Выбрать главу

Герой Венуса хочет быть с природой, а следовательно, и со своим прошлым, со своими корнями и истоками, в дружбе и согласии. Но это лишь по неизъяснимому чувству. По мысли и вере в идеалы он должен преодолевать и природу, и себя.

Подобных персонажей принято уличать в раздвоенности сознания и бранить за рефлексию. Но что, если только они и напоминали людям: будущее - это не потеря прошлого, а его переосмысление и развитие? И если о композиторе из повести Венуса хозяйка дома, где он живет, размышляет: "Отчего Владимир Антонович, такой живой и веселый, играет только грустные пьески?" - то это размышление помогает ей почувствовать глубину и содержательность человеческой жизни, а не ее разлад. И пускай самого Владимира Антоновича одолевают традиционные сомнения: "Разве такое искусство нужно современности?" именно благодаря художественной рефлексии он создает в финале значительное произведение.

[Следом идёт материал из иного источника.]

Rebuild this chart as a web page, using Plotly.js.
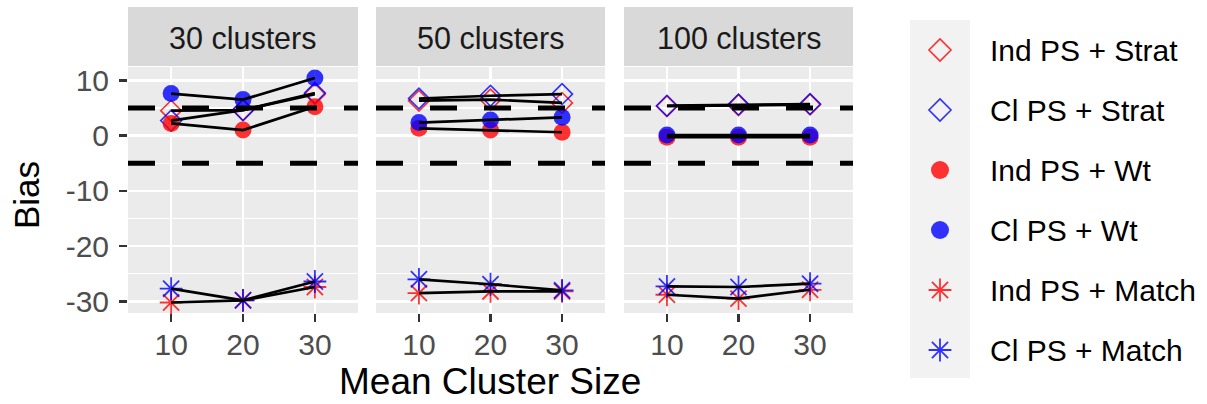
<!DOCTYPE html>
<html>
<head>
<meta charset="utf-8">
<script src="https://cdn.plot.ly/plotly-3.0.1.min.js"></script>
<style>html,body{margin:0;padding:0;background:#fff;}#chart{width:1207px;height:404px;}</style>
</head>
<body>
<div id="chart"></div>
<script>
// ---- data ----
const clusterSizes = ['10', '20', '30'];
const panelLabels = ['30 clusters', '50 clusters', '100 clusters'];
const seriesNames = ['Ind PS + Strat', 'Cl PS + Strat', 'Ind PS + Wt', 'Cl PS + Wt', 'Ind PS + Match', 'Cl PS + Match'];
// one row per panel (30, 50, 100 clusters), values at mean cluster size 10, 20, 30
const indPsStrat = [[4.5, 4.6, 7.5], [6.3, 6.5, 5.9], [5.3, 5.5, 5.6]];
const clPsStrat  = [[2.7, 4.6, 7.7], [6.7, 7.2, 7.5], [5.4, 5.6, 5.7]];
const indPsWt    = [[2.2, 1.0, 5.2], [1.3, 1.0, 0.6], [-0.3, -0.3, -0.3]];
const clPsWt     = [[7.6, 6.5, 10.4], [2.35, 2.8, 3.3], [0.1, 0.1, 0.1]];
const indPsMatch = [[-30.2, -29.8, -27.4], [-28.5, -28.2, -28.2], [-28.8, -29.5, -27.9]];
const clPsMatch  = [[-27.7, -29.8, -26.4], [-26.0, -26.9, -28.0], [-27.3, -27.4, -26.8]];
const refLines = [5, -5];
const yTicks = [-30, -20, -10, 0, 10];
const yMinorTicks = [-25, -15, -5, 5];

const seriesValues = [indPsStrat, clPsStrat, indPsWt, clPsWt, indPsMatch, clPsMatch];

// ---- styles ----
const RED = 'rgba(255,0,0,0.8)';
const BLUE = 'rgba(0,0,255,0.8)';
const styles = [
  {symbol: 'diamond-open', color: RED, size: 16, lw: 1.6},
  {symbol: 'diamond-open', color: BLUE, size: 16, lw: 1.6},
  {symbol: 'circle', color: RED, size: 17, lw: 0},
  {symbol: 'circle', color: BLUE, size: 17, lw: 0},
  {symbol: 'asterisk-open', color: RED, size: 19, lw: 1.8},
  {symbol: 'asterisk-open', color: BLUE, size: 19, lw: 1.8}
];
const legendStyles = [
  {size: 17}, {size: 17}, {size: 18}, {size: 18}, {size: 19}, {size: 19}
];

const W = 1207, H = 404;
const px = v => v / W;
const py = v => 1 - v / H;
const panelX = [[128, 358], [376, 605], [624, 853]];
const panelTop = 67, panelBottom = 313;

const xAxisNames = ['x', 'x2', 'x3'];
const traces = [];
// markers
for (let p = 0; p < 3; p++) {
  for (let s = 0; s < seriesNames.length; s++) {
    const st = styles[s];
    traces.push({
      type: 'scatter', mode: 'markers',
      x: clusterSizes, y: seriesValues[s][p],
      xaxis: xAxisNames[p], yaxis: 'y',
      marker: {symbol: st.symbol, size: st.size, color: st.color,
               line: {color: st.color, width: st.lw}},
      showlegend: false, hoverinfo: 'skip', cliponaxis: false
    });
  }
}
// connecting lines
for (let p = 0; p < 3; p++) {
  for (let s = 0; s < seriesNames.length; s++) {
    traces.push({
      type: 'scatter', mode: 'lines',
      x: clusterSizes, y: seriesValues[s][p],
      xaxis: xAxisNames[p], yaxis: 'y',
      line: {color: 'black', width: 2.7},
      showlegend: false, hoverinfo: 'skip'
    });
  }
}
// custom legend keys
for (let s = 0; s < seriesNames.length; s++) {
  const st = styles[s];
  traces.push({
    type: 'scatter', mode: 'markers',
    x: [0], y: [seriesNames.length - 1 - s],
    xaxis: 'x4', yaxis: 'y4',
    marker: {symbol: st.symbol, size: legendStyles[s].size, color: st.color,
             line: {color: st.color, width: st.lw}},
    showlegend: false, hoverinfo: 'skip', cliponaxis: false
  });
}

const FONT = 'Liberation Sans, Arial, sans-serif';
const xAxisBase = (p) => ({
  domain: [px(panelX[p][0]), px(panelX[p][1])],
  anchor: 'y',
  type: 'category',
  categoryorder: 'array', categoryarray: clusterSizes,
  range: [-0.6, 2.6],
  showgrid: true, gridcolor: '#ffffff', gridwidth: 2.5,
  zeroline: false, showline: false,
  ticks: 'outside', ticklen: 8, tickwidth: 2.5, tickcolor: '#333333',
  tickfont: {family: FONT, size: 30, color: '#4d4d4d'},
  ticklabelstandoff: -3,
  fixedrange: true
});

const shapes = [];
const annotations = [];
for (let p = 0; p < 3; p++) {
  const xd = (p === 0 ? 'x' : 'x' + (p + 1)) + ' domain';
  shapes.push({type: 'rect', xref: 'paper', yref: 'paper',
    x0: px(panelX[p][0]), x1: px(panelX[p][1]), y0: py(panelBottom), y1: py(panelTop),
    fillcolor: '#ebebeb', line: {width: 0}, layer: 'below'});
  shapes.push({type: 'rect', xref: 'paper', yref: 'paper',
    x0: px(panelX[p][0]), x1: px(panelX[p][1]), y0: py(66), y1: py(7),
    fillcolor: '#d9d9d9', line: {width: 0}, layer: 'below'});
  for (const r of refLines) {
    shapes.push({type: 'line', xref: xd, yref: 'y', x0: 0, x1: 1, y0: r, y1: r,
      line: {color: 'black', width: 5, dash: '27px,27px'}, layer: 'above'});
  }
  annotations.push({xref: 'paper', yref: 'paper', x: (px(panelX[p][0]) + px(panelX[p][1])) / 2, y: py(38),
    xanchor: 'center', yanchor: 'middle', showarrow: false, text: panelLabels[p],
    font: {family: FONT, size: 30.5, color: '#1a1a1a'}});
}
// legend key background
shapes.push({type: 'rect', xref: 'paper', yref: 'paper', x0: px(910), x1: px(970), y0: py(378), y1: py(20),
  fillcolor: '#f2f2f2', line: {width: 0}, layer: 'below'});
for (let s = 0; s < seriesNames.length; s++) {
  annotations.push({xref: 'paper', yref: 'y4', x: px(988), y: seriesNames.length - 1 - s,
    xanchor: 'left', yanchor: 'middle', showarrow: false, text: seriesNames[s],
    font: {family: FONT, size: 30, color: '#000000'}});
}
// axis titles
annotations.push({xref: 'paper', yref: 'paper', x: px(490), y: 0, xanchor: 'center', yanchor: 'bottom',
  showarrow: false, text: 'Mean Cluster Size', font: {family: FONT, size: 37, color: '#000000'}});
annotations.push({xref: 'paper', yref: 'paper', x: px(26), y: py(195), xanchor: 'center', yanchor: 'middle',
  showarrow: false, text: 'Bias', textangle: -90, font: {family: FONT, size: 35, color: '#000000'}});

const layout = {
  width: W, height: H,
  margin: {l: 0, r: 0, t: 0, b: 0, pad: 0},
  paper_bgcolor: '#ffffff', plot_bgcolor: 'rgba(0,0,0,0)',
  showlegend: false,
  font: {family: FONT},
  xaxis: xAxisBase(0),
  xaxis2: xAxisBase(1),
  xaxis3: xAxisBase(2),
  yaxis: {
    domain: [py(panelBottom), py(panelTop)],
    anchor: 'x',
    range: [-32.1, 12.4],
    tickvals: yTicks, ticktext: yTicks.map(String),
    showgrid: true, gridcolor: '#ffffff', gridwidth: 2.5,
    minor: {tickvals: yMinorTicks, showgrid: true, gridcolor: '#ffffff', gridwidth: 1.3, ticks: ''},
    zeroline: false, showline: false,
    ticks: 'outside', ticklen: 8, tickwidth: 2.5, tickcolor: '#333333',
    tickfont: {family: FONT, size: 30, color: '#4d4d4d'},
    ticklabelstandoff: 4,
    fixedrange: true
  },
  xaxis4: {domain: [px(910), px(970)], anchor: 'y4', range: [-1, 1], visible: false, fixedrange: true},
  yaxis4: {domain: [py(378), py(20)], anchor: 'x4', range: [-0.4667, 5.5], visible: false, fixedrange: true},
  shapes: shapes,
  annotations: annotations
};

Plotly.newPlot('chart', traces, layout, {staticPlot: true, displayModeBar: false});
</script>
</body>
</html>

Какие бы беззакония ни творились вокруг, человеку всегда дико предположить, что и его - не знающего за собой никакой вины - могут безжалостно преследовать наравне с другим. Так что трудно сейчас утверждать однозначно, чего больше было в литературной позиции Георгия Венуса в годы куйбышевской ссылки - мужества или святой простоты? Во всяком случае, нужно было иметь исключительное самообладание и незаурядную волю к творчеству, чтобы писать в 1936-1937 годах о современной жизни в тональности более мажорной, чем о жизни прошедшей.

Прошедшее для Венуса - об этом и весь настоящий сборник - это война, революция, изгнание, кроваво-грязный прах канувшей жизни. Серый дождик да желтая пыль - вот основной пейзаж этих вещей, их фон. Таким рисовалось прошлое до конца дней - судя по сохранившимся отрывкам из второй части "Молочных вод", рассказывающих об эвакуации белых частей в Константинополь, об их страданиях на Галлиполийском полуострове.

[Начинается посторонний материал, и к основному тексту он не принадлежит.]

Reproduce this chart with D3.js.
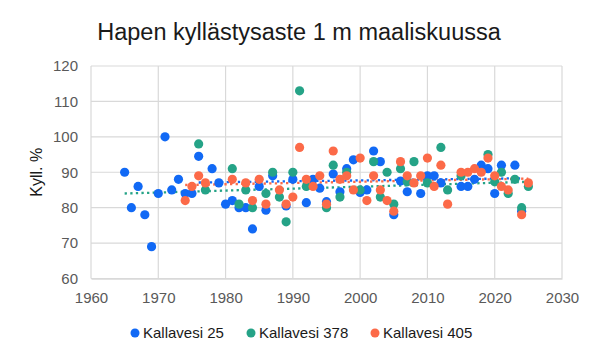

Видимо, все-таки желание "труда со всеми сообща и заодно с правопорядком" было обосновано у писателя всем опытом его жизни, а не конъюнктурными соображениями. "Шесть с лишним лет,- писал он в книге "Притоки с Запада",ненужный людям и улицам, приниженный блеском богатых огней в окнах кабаре, театров и ресторанов, я, не зная, кому отдать свои силы, смотрел с надеждой на Советский Союз, где каждый, кто хочет работать, найдет свое место, будь он рабочий, инженер или писатель". Можно ли было представить, что еще легче оказалось у нас "найти свое место" в следственном изоляторе? О том, что Георгий Венус обладал чистейшей душой и до последней минуты на свободе полагал такую возможность несовместимой с общим ходом жизни, говорит его сверхнаивный звонок следователю 9 апреля 1938 года, о котором рассказал в предисловии к этой книге его сын Борис Венус.

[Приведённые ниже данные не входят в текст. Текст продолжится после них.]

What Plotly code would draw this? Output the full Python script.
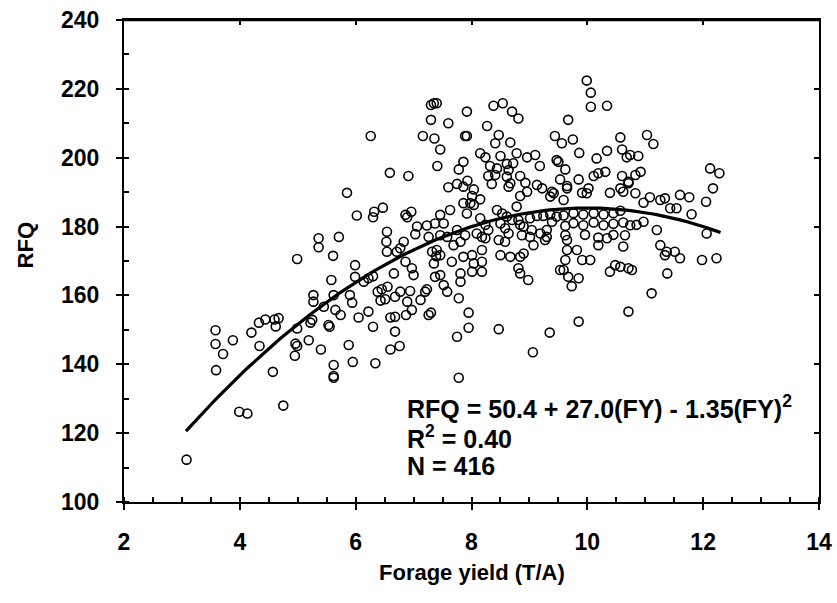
import plotly.graph_objects as go

# Forage yield (T/A) and RFQ
fy = [
    3.08, 3.58, 3.58, 3.59, 3.71, 3.88, 4.20, 4.33, 4.44, 4.34, 4.60, 4.67, 4.62, 4.57, 4.75, 3.99, 4.13,
    4.96, 4.99, 4.95, 4.99, 4.99,
    6.26, 7.30, 7.35, 7.40, 7.30, 7.16, 7.36, 7.46, 7.41, 6.59, 6.91, 5.85, 6.02, 6.32, 6.30, 6.47,
    6.86, 6.89, 6.96, 6.54, 7.06, 7.23, 7.37, 7.03, 7.26, 5.36, 5.71, 7.46,
    5.36, 5.61, 5.99, 5.58, 5.99, 6.14, 6.22, 6.30, 5.27, 5.27, 5.62, 5.45, 5.90, 5.94, 5.65, 5.74,
    5.53, 5.55, 5.25, 5.22, 5.19, 5.40, 5.88, 5.62, 5.62, 5.62, 5.95, 6.34, 6.05, 6.22, 6.30, 6.38,
    6.45, 6.43, 6.51, 6.55, 6.66, 6.54, 6.53, 6.71, 6.77, 6.83, 6.86, 6.68, 6.77, 6.94, 6.89, 6.97,
    6.87, 6.60, 6.68, 6.68, 6.60, 6.76, 6.97, 7.00, 7.12, 7.20, 7.23, 7.26, 7.30, 7.32, 7.35, 7.39, 7.37,
    8.38, 8.54, 8.70, 8.81, 7.92, 7.60, 8.27, 7.89, 7.92, 8.47, 8.41, 8.67, 9.44, 8.15, 8.24, 8.50,
    8.78, 8.96, 9.10, 9.47, 7.86, 7.78, 8.32, 8.44, 8.61, 8.64, 8.72, 9.18, 8.29, 8.41, 8.61, 8.67,
    8.84, 8.93, 9.13, 9.22, 9.39, 8.35, 8.64, 7.60, 7.75, 7.86, 7.93, 8.04, 8.01, 8.15, 7.98, 8.84,
    8.96, 9.36, 9.42, 7.86, 8.04, 8.78, 7.63, 8.44, 8.53, 8.61, 8.70, 8.81, 8.84, 7.52, 7.92, 8.15,
    8.24, 8.29, 8.50, 8.58, 8.64, 9.01, 9.13, 9.24, 8.90, 9.04, 9.19, 9.30, 9.39, 7.75, 7.89, 8.09,
    8.18, 8.87, 9.01,
    7.46, 7.58, 7.69, 7.81, 7.40, 7.46, 7.66, 7.86, 8.01, 8.04, 8.18, 8.18, 8.01, 7.81, 7.81, 7.46,
    7.52, 7.58, 7.78, 7.95, 7.95, 7.75, 8.47, 9.35, 9.06, 7.78, 8.18, 8.24, 8.47, 8.58, 8.50, 8.67,
    8.84, 8.90, 8.81, 8.84, 8.98, 9.07, 9.30, 9.27, 9.53,
    9.99, 10.06, 10.06, 10.34, 9.67, 9.56, 9.75, 10.57, 11.03, 11.14, 9.86, 10.34, 10.16, 10.60, 10.68,
    10.74, 10.88, 9.50, 9.62, 9.53, 9.85, 10.11, 10.19, 10.31, 10.60, 10.71, 10.83, 10.92, 9.65, 9.65,
    9.91, 10.02, 9.99, 10.39, 10.57, 10.62, 10.71, 10.83, 11.08, 10.97, 11.26, 11.34, 11.43, 11.54,
    11.60, 9.59, 9.36, 9.47, 9.59, 9.76, 9.93, 10.11, 10.28, 10.45, 10.57, 9.62, 9.76, 9.93, 10.11,
    10.28, 10.45, 10.62, 10.74, 9.62, 9.96, 10.19, 10.45, 10.65, 10.85, 10.97, 11.20,
    9.65, 9.65, 9.62, 9.59, 9.67, 9.73, 9.85, 9.91, 10.05, 9.82, 10.19, 10.34, 10.62, 10.39, 10.48,
    10.57, 10.71, 10.77, 11.26, 11.34, 11.37, 11.51, 11.60, 11.38, 11.11, 10.71, 9.85,
    12.12, 12.28, 12.17, 11.76, 12.05, 11.80, 12.06, 11.98, 12.23,
]
rfq = [
    112.3, 149.9, 145.9, 138.3, 143.0, 147.0, 149.2, 152.1, 153.0, 145.3, 153.0, 153.4, 151.0, 137.8, 128.0, 126.2, 125.7,
    146.0, 145.3, 142.5, 150.4, 170.6,
    206.3, 215.3, 215.8, 215.8, 211.0, 206.3, 205.6, 202.4, 197.6, 195.6, 194.7, 189.8, 183.2, 184.3, 182.7, 185.5,
    183.4, 182.7, 184.3, 178.5, 180.0, 180.3, 180.9, 177.8, 177.0, 176.6, 177.0, 183.4,
    174.0, 171.5, 168.8, 164.5, 165.4, 164.0, 165.0, 165.6, 160.1, 158.2, 160.1, 156.7, 160.1, 157.9, 155.8, 154.3,
    151.4, 150.9, 152.9, 152.1, 147.0, 144.3, 145.6, 139.8, 136.6, 136.1, 140.7, 140.3, 153.6, 155.3, 150.9, 161.1,
    161.8, 158.5, 158.9, 162.5, 166.4, 172.7, 175.6, 172.7, 173.7, 175.6, 169.8, 159.6, 161.1, 161.3, 158.2, 155.8,
    154.3, 153.6, 153.8, 149.5, 144.3, 145.3, 167.9, 165.9, 158.7, 161.1, 161.8, 154.3, 155.0, 172.7, 169.3, 171.4, 165.4,
    215.1, 215.8, 213.4, 211.4, 213.4, 210.0, 209.2, 206.3, 206.3, 206.6, 204.2, 204.4, 206.3, 201.3, 200.1, 200.5,
    201.3, 200.1, 200.8, 199.3, 198.8, 196.6, 197.6, 196.9, 198.2, 196.4, 198.4, 197.6, 194.7, 195.0, 194.5, 192.6,
    194.7, 192.7, 192.1, 191.1, 190.1, 192.4, 191.6, 191.4, 192.4, 191.6, 193.3, 190.8, 188.9, 187.9, 186.8, 188.9,
    190.1, 188.7, 189.7, 186.8, 186.3, 185.8, 184.8, 184.8, 183.8, 182.9, 181.9, 181.9, 180.5, 180.9, 183.8, 182.4,
    180.5, 179.0, 180.9, 179.5, 178.0, 182.4, 183.1, 183.1, 180.0, 179.0, 178.0, 179.0, 181.4, 179.0, 177.5, 178.0,
    177.0, 177.5, 177.0,
    177.5, 177.0, 174.6, 175.6, 173.2, 171.7, 169.8, 171.2, 171.7, 169.3, 169.8, 166.9, 166.9, 166.4, 164.0, 165.9,
    163.0, 161.1, 159.2, 155.0, 150.6, 148.0, 150.2, 149.2, 143.5, 136.1, 173.2, 176.6, 176.1, 175.6, 171.7, 171.2,
    171.2, 172.2, 167.9, 166.4, 164.5, 174.6, 177.0, 176.1, 167.4,
    222.4, 218.9, 214.8, 215.1, 211.0, 204.2, 205.3, 205.9, 206.6, 204.0, 201.4, 202.0, 199.8, 202.4, 200.1,
    200.8, 200.5, 198.8, 196.6, 193.7, 193.7, 194.7, 195.5, 195.9, 194.7, 193.0, 195.0, 195.9, 191.8, 191.1,
    189.8, 191.1, 189.7, 189.8, 191.1, 190.1, 192.6, 189.7, 188.5, 186.9, 187.7, 188.2, 185.3, 185.3,
    189.2, 187.7, 183.5, 182.9, 183.2, 183.9, 183.5, 183.9, 183.5, 183.9, 184.6, 180.2, 181.0, 180.4, 181.2,
    180.4, 180.8, 181.2, 180.4, 177.5, 177.6, 176.8, 177.6, 177.5, 180.5, 181.4, 179.0,
    176.1, 173.2, 170.3, 167.4, 165.4, 162.7, 165.0, 170.3, 170.3, 173.2, 174.6, 176.6, 174.2, 166.9, 168.8,
    168.3, 167.9, 167.4, 174.6, 171.7, 172.7, 172.7, 170.8, 166.4, 160.6, 155.3, 152.4,
    196.9, 195.5, 191.1, 188.5, 187.2, 183.6, 178.0, 170.3, 170.8,
]

# Fitted quadratic shown in the chart: RFQ = 50.4 + 27.0(FY) - 1.35(FY)^2
coef = [50.4, 27.0, -1.35]
fit_start, fit_end, fit_n = 3.07, 12.3, 120
fit_x = [fit_start + (fit_end - fit_start) * i / (fit_n - 1) for i in range(fit_n)]
fit_y = [coef[0] + coef[1] * v + coef[2] * v * v for v in fit_x]

x_ticks = [2, 4, 6, 8, 10, 12, 14]
y_ticks = [100, 120, 140, 160, 180, 200, 220, 240]

FONT = "Arial, Liberation Sans, sans-serif"
TICK_SIZE = 23
TITLE_SIZE = 22
EQ_SIZE = 25

fig = go.Figure()
fig.add_trace(go.Scatter(
    x=fy, y=rfq, mode="markers",
    marker=dict(symbol="circle-open", size=9, color="black", line=dict(width=1.6, color="black")),
    showlegend=False, hoverinfo="x+y",
))
fig.add_trace(go.Scatter(
    x=fit_x, y=fit_y, mode="lines",
    line=dict(color="black", width=3.2),
    showlegend=False, hoverinfo="skip",
))
# helper trace so the overlay axes (inside tick marks) are drawn
fig.add_trace(go.Scatter(x=[None], y=[None], xaxis="x2", yaxis="y2",
                         mode="markers", showlegend=False, hoverinfo="skip"))

common = dict(showgrid=False, zeroline=False, linecolor="black", linewidth=2,
              tickcolor="black", tickwidth=2, automargin=False, ticklabeloverflow="allow")

fig.update_layout(
    width=837, height=603,
    margin=dict(l=124, r=18, t=20, b=101, autoexpand=False),
    paper_bgcolor="white", plot_bgcolor="white",
    font=dict(family=FONT, color="black", size=TICK_SIZE),
    xaxis=dict(range=[2, 14], tickvals=x_ticks, ticks="outside", ticklen=6,
               showline=True, mirror=True,
               minor=dict(ticks="inside", ticklen=5, dtick=0.5, tickwidth=2, tickcolor="black"),
               tickfont=dict(family=FONT, size=TICK_SIZE, weight="bold"),
               ticklabelstandoff=12, **common),
    yaxis=dict(range=[100, 240], tickvals=y_ticks, ticks="outside", ticklen=6,
               showline=True, mirror=True,
               minor=dict(ticks="inside", ticklen=5, dtick=10, tickwidth=2, tickcolor="black"),
               tickfont=dict(family=FONT, size=TICK_SIZE, weight="bold"),
               ticklabelstandoff=12, **common),
    xaxis2=dict(range=[2, 14], tickvals=x_ticks, ticks="inside", ticklen=5,
                overlaying="x", anchor="y2", showticklabels=False,
                showline=True, mirror="ticks", **common),
    yaxis2=dict(range=[100, 240], tickvals=y_ticks, ticks="inside", ticklen=5,
                overlaying="y", anchor="x2", showticklabels=False,
                showline=True, mirror="ticks", **common),
    shapes=[
        dict(type="line", xref="paper", yref="paper", x0=0, y0=1, x1=1, y1=1,
             line=dict(color="black", width=2.5), layer="above"),
    ],
    annotations=[
        dict(text="<b>RFQ</b>", xref="paper", yref="paper", x=-0.142, y=0.533,
             textangle=-90, showarrow=False, font=dict(size=TITLE_SIZE, family=FONT),
             xanchor="center", yanchor="middle"),
        dict(text="<b>Forage yield (T/A)</b>", xref="paper", yref="paper", x=0.5, y=-0.147,
             showarrow=False, font=dict(size=TITLE_SIZE, family=FONT),
             xanchor="center", yanchor="middle"),
        dict(text="<b>RFQ = 50.4 + 27.0(FY) - 1.35(FY)<sup>2</sup></b>", xref="paper", yref="paper",
             x=0.404, y=0.197, showarrow=False, font=dict(size=EQ_SIZE, family=FONT),
             xanchor="left", yanchor="middle"),
        dict(text="<b>R<sup>2</sup> = 0.40</b>", xref="paper", yref="paper",
             x=0.404, y=0.135, showarrow=False, font=dict(size=EQ_SIZE, family=FONT),
             xanchor="left", yanchor="middle"),
        dict(text="<b>N = 416</b>", xref="paper", yref="paper",
             x=0.404, y=0.075, showarrow=False, font=dict(size=EQ_SIZE, family=FONT),
             xanchor="left", yanchor="middle"),
    ],
)

# remove the default 8px page margin so the figure sits at the window's top-left corner
fig.write_html("out.html", config={"displayModeBar": False},
               post_script="document.body.style.margin='0';document.body.style.overflow='hidden';")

В произведениях Георгия Венуса, какие бы различные фамилии не носили их главные герои, выявляется и центральный персонаж, судьба которого на разных этапах повторяет судьбу автора и душа которого близка авторской душе. Писатель вообще не стремится к беллетристической выдумке, не плетет паутину от начала до конца продуманной интриги. Время в его повествованиях соответствует реальному историческому времени, и внимание он обращает лишь на композицию составляющих общий сюжет вещи эпизодов. В целом эта композиция проста и сводится к параллелизму сцен, происходящих в одно и то же время в различных местах. Этот прием характерен и для "Зябликов в латах", и для "Стального шлема". Еще проще - почти как дневник - построен роман "Война и люди", первое крупное произведение Венуса.

Два достоинства как главные можно выделить в художественном почерке прозаика: его интимную хроникально-дневниковую достоверность и тонкую наблюдательность, схожую с наблюдательностью живописца-психолога, мастера портретного жанра. Здесь автор способен видеть вещи, которых не заметит за собой и сама модель. Как например, в эпизоде из "Зябликов в латах", в котором изображен прапорщик Рябой перед первой атакой. Внешне спокойный, он "обеими руками сдвинул на лоб папаху и не торопясь взялся за винтовку. Но пальцы его торопились. Они быстро обхватили ствол". То же самое и в других вещах. Вот "пленных подвели к тачанке генерала Туркула. Наклонив головы и опустив руки, они стояли неподвижно и казались низко-низко подвешенными над землей" ("Война и люди"). Да, автор этой прозы видит все - и "толстую круглую спину и обручем выгнутые плечи вице-директора, который мыл возле уборной руки" ("Стальной шлем"), и товарища Ульриха с "плоскими желтыми веками" (там же)... Не только видит, но и слышит - безымянный русский голос в бараке на окраине Берлина: "Нет исхода из вьюг..." Слышит и понимает - вот лейтмотив к судьбе его собственной и к судьбе скольких еще тысяч русских людей в годы революции.